Every data structure exists because some operation was too slow:

If you need...	But this is slow...	Use this DS	Because...
Find element by value	Scanning array O(n)	HashMap	O(1) lookup
Find min/max always	Scanning array O(n)	Heap	O(1) access, O(log n) insert
Check if element exists	Scanning array O(n)	HashSet	O(1) lookup
Find in sorted data	Scanning O(n)	Binary Search	O(log n)
LIFO processing	--	Stack	Nested structures, undo
FIFO processing	--	Queue	Level-order, BFS
Hierarchical relations	Flat array	Tree	O(log n) search if balanced
Arbitrary connections	Tree (no cycles)	Graph	Cycles, multiple parents
Range queries + updates	Prefix sum (slow update)	Segment Tree	O(log n) both
Prefix-based search	HashMap (no prefix)	Trie	O(length) prefix search
Dynamic connectivity	BFS/DFS each time	Union-Find	~O(1) amortized

How to Think About Algorithm Paradigms

Paradigm	Core Question	When Brute Force Fails Because...
Two Pointers	"Can I use sorted order to skip pairs?"	Checking all pairs is O(n^2)
Sliding Window	"Can I reuse the previous window?"	Checking all subarrays is O(n^2)
Binary Search	"Can I eliminate half each step?"	Linear scan is O(n)
BFS/DFS	"How do I traverse connected nodes?"	Need structured exploration
Backtracking	"Can I prune invalid branches early?"	Generating all possibilities is O(2^n)
Greedy	"Is the local best always global best?"	Need proof that greedy works
DP	"Am I recomputing the same subproblem?"	Recursive solution has overlapping calls
Divide & Conquer	"Can I split, solve halves, and merge?"	Problem has recursive structure

Review Protocol: After Every Problem

Don't just solve and move on. After each problem, spend 5 minutes:

Could I have identified the pattern faster? What was the signal I missed?
What was the hardest part? (Reading, pattern ID, implementation, edge cases?)
Can I solve this again in 15 minutes tomorrow? If not, it goes in the "re-do" list.
What similar problems would use the same pattern? Connect it to what you know.
Write one sentence in the Notes column of your progress tracker.
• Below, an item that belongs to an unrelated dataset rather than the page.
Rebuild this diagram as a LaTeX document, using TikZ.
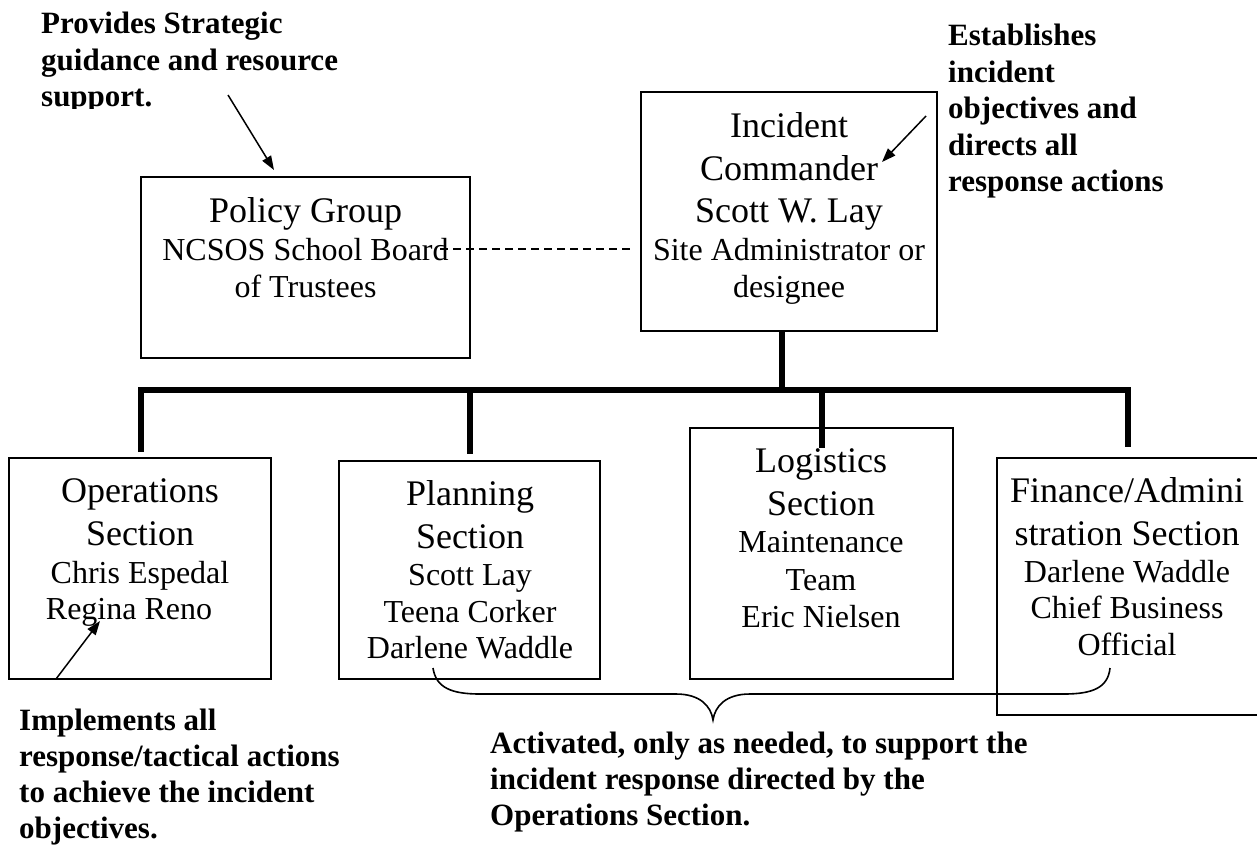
\documentclass[tikz,border=0pt]{standalone}
\usepackage{fontspec}
\setmainfont{Liberation Serif}
\usetikzlibrary{arrows.meta}
\begin{document}
\begin{tikzpicture}[x=1pt,y=-1pt,
  box/.style={draw, line width=1.8pt, inner sep=0pt},
  title/.style={anchor=base, inner sep=0pt, font=\fontsize{36}{41}\selectfont},
  small/.style={anchor=base, inner sep=0pt, font=\fontsize{32}{37}\selectfont},
  note/.style={anchor=base west, inner sep=0pt, font=\fontsize{31}{36}\selectfont\bfseries},
  trunk/.style={line width=5.5pt, line join=miter},
  pointer/.style={line width=1.5pt, -{Triangle[length=14pt,width=10pt]}},
  link/.style={line width=1.5pt, dash pattern=on 8pt off 5pt},
  bracket/.style={line width=1.6pt},
]
\useasboundingbox (0,0) rectangle (1257,844);

% ---- boxes ----
\node[box, minimum width=329pt, minimum height=181pt] (policy) at (305.5,267.5) {};
\node[box, minimum width=296pt, minimum height=239pt] (ic)     at (789,211.5) {};
\node[box, minimum width=262pt, minimum height=221pt] (ops)    at (140,568.5) {};
\node[box, minimum width=261pt, minimum height=218pt] (plan)   at (469.5,570) {};
\node[box, minimum width=263pt, minimum height=251pt] (log)    at (821.5,553.5) {};
\node[box, minimum width=262pt, minimum height=257pt] (fin)    at (1128,586.5) {};

% ---- box texts ----
\node[title] (pol1) at (305.5,222) {Policy Group};
\node[small] (pol2) at (305.5,260) {NCSOS School Board};
\node[small] (pol3) at (305.5,297) {of Trustees};

\node[title] (ic1) at (789,137) {Incident};
\node[title] (ic2) at (789,180) {Commander};
\node[title] (ic3) at (789,222) {Scott W. Lay};
\node[small] (ic4) at (789,260) {Site Administrator or};
\node[small] (ic5) at (789,297) {designee};

\node[title] (ops1) at (140,502) {Operations};
\node[title] (ops2) at (140,545) {Section};
\node[small] (ops3) at (140,583) {Chris Espedal};
\node[small] (ops4) at (129,619) {Regina Reno};

\node[title] (pl1) at (470,505) {Planning};
\node[title] (pl2) at (470,548) {Section};
\node[small] (pl3) at (470,585) {Scott Lay};
\node[small] (pl4) at (470,622) {Teena Corker};
\node[small] (pl5) at (470,658) {Darlene Waddle};

\node[title] (lg1) at (821,472) {Logistics};
\node[title] (lg2) at (821,515) {Section};
\node[small] (lg3) at (821,552) {Maintenance};
\node[small] (lg4) at (821,590) {Team};
\node[small] (lg5) at (821,627) {Eric Nielsen};

\node[title] (fn1) at (1127,502) {Finance/Admini};
\node[title] (fn2) at (1127,545) {stration Section};
\node[small] (fn3) at (1127,582) {Darlene Waddle};
\node[small] (fn4) at (1127,618) {Chief Business};
\node[small] (fn5) at (1127,655) {Official};

% ---- organisation lines ----
\coordinate (stemT) at (782,331);
\coordinate (barL)  at (141,390);
\coordinate (barR)  at (1128,390);
\coordinate (opsT)  at (141,452);
\coordinate (plT)   at (470,454);
\coordinate (lgT)   at (822,448);
\coordinate (fnT)   at (1128,447);
\draw[trunk] (stemT) -- (stemT |- barL);
\draw[trunk] (opsT) -- (barL) -- (barR) -- (fnT);
\draw[trunk] (plT |- barL) -- (plT);
\draw[trunk] (lgT |- barL) -- (lgT);

% dashed advisory link
\coordinate (dashL) at (440,249);
\coordinate (dashR) at (630,249);
\draw[link] (dashL) -- (dashR);

% ---- annotations ----
\begin{scope}
  \clip (0,0) rectangle (620,108);
  \node[note] (n1a) at (41,33)  {Provides Strategic};
  \node[note] (n1b) at (41,70)  {guidance and resource};
  \node[note] (n1c) at (41,106) {support.};
\end{scope}
\coordinate (a1t) at (228,95);
\coordinate (a1h) at (274,170);
\draw[pointer] (a1t) -- (a1h);

\node[note] (n2a) at (948,45)  {Establishes};
\node[note] (n2b) at (948,82)  {incident};
\node[note] (n2c) at (948,118) {objectives and};
\node[note] (n2d) at (948,155) {directs all};
\node[note] (n2e) at (948,191) {response actions};
\coordinate (a2t) at (926,116);
\coordinate (a2h) at (882,162);
\draw[pointer] (a2t) -- (a2h);

\node[note] (n3a) at (19,730) {Implements all};
\node[note] (n3b) at (19,766) {response/tactical actions};
\node[note] (n3c) at (19,802) {to achieve the incident};
\node[note] (n3d) at (19,838) {objectives.};
\coordinate (a3t) at (56,679);
\coordinate (a3h) at (100,621);
\draw[pointer] (a3t) -- (a3h);

\node[note] (n4a) at (490,753) {Activated, only as needed, to support the};
\node[note] (n4b) at (490,789) {incident response directed by the};
\node[note] (n4c) at (490,825) {Operations Section.};

% brace gathering the support sections
\coordinate (brL) at (433,668);
\coordinate (brM) at (713,720);
\coordinate (brR) at (1110,668);
\draw[bracket] (brL) .. controls (436,688) and (452,694) .. (480,694) -- (676,694)
  .. controls (700,694) and (711,706) .. (brM)
  .. controls (715,706) and (726,694) .. (750,694) -- (1064,694)
  .. controls (1092,694) and (1108,688) .. (brR);
\end{tikzpicture}
\end{document}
Spaced Repetition Schedule

When	What
Same day	Solve the problem
Next day	Re-solve from scratch (no peeking)
Day 3	Review notes, can you explain approach in 30 seconds?
Day 7	Re-solve timed (should be < 15 min for easy, < 25 for medium)
Day 14	Do a similar problem from the same pattern

If you can't re-solve on Day 7, the problem goes back to Day 1.

The Pattern Identification Workout

When you can identify the right pattern from a one-sentence problem description, you've internalised the schema. Try these 10 prompts cold — write down your pattern guess BEFORE looking at the answers below. Self-score X/10.

Read the prompt ? write your pattern ? check. No code, no examples, just the constraint sketch.

Given a sorted array and a target, find a pair summing to target. Return their indices. → Pattern: ___
Given a binary tree, find the maximum value at each level. → Pattern: ___
Given an array nums and integer k, return the length of the longest substring where the count of any character changing it to one character requires at most k replacements. → Pattern: ___
Given n tasks each with a duration, schedule them on a single machine to minimise total completion time. All n = 20. → Pattern: ___
Given an array of intervals [start, end], return the minimum number of intervals to remove so the rest don't overlap. → Pattern: ___
Given a directed graph of courses with prerequisites, return a valid order to take them. → Pattern: ___
Given a list of n integers, find the K most frequent elements. n = 1e5, k = 50. → Pattern: ___
Given the head of a linked list, determine if it has a cycle. O(1) extra space. → Pattern: ___
Given a non-empty array of integers where every element appears twice except one, find that one. O(1) space. → Pattern: ___
Given a m × n grid of 0s and 1s where 1 means rotten orange and 0 empty, return the minimum number of minutes until no fresh orange is adjacent to a rotten one. → Pattern: ___

Answers

Click after you've tried all 10

Two Pointers (opposite direction) — sorted + find pair = classic L/R convergence.
BFS (level order) — "at each level" is the BFS giveaway.
Sliding Window (variable) — longest substring with at-most-k changes = expand-right, shrink-left while the "non-dominant character count" exceeds k.
Bitmask DP — n = 20 + "schedule / assign" subset signal = dp[mask].
Greedy — sort by end time, take earliest-ending non-conflicting interval. (Activity Selection.)
Topological Sort — "dependency graph + valid order" is the topo-sort definition.
Heap (Top-K) — "K most frequent" = max-heap of size K (or min-heap of size K + replace).
Two Pointers (Fast & Slow) — Floyd's cycle detection.
Bit Manipulation (XOR) — XOR cancels duplicates; the unique element survives.
Multi-Source BFS — multiple starting positions (all initial rotten oranges) into the queue at once.

Score 8+ = you've internalised the schemas. 5-7 = re-read each pattern's "Signal" section in the matching Phase 3 README. <5 = re-do Phase 3 drill days 23-36 before moving to mixed practice.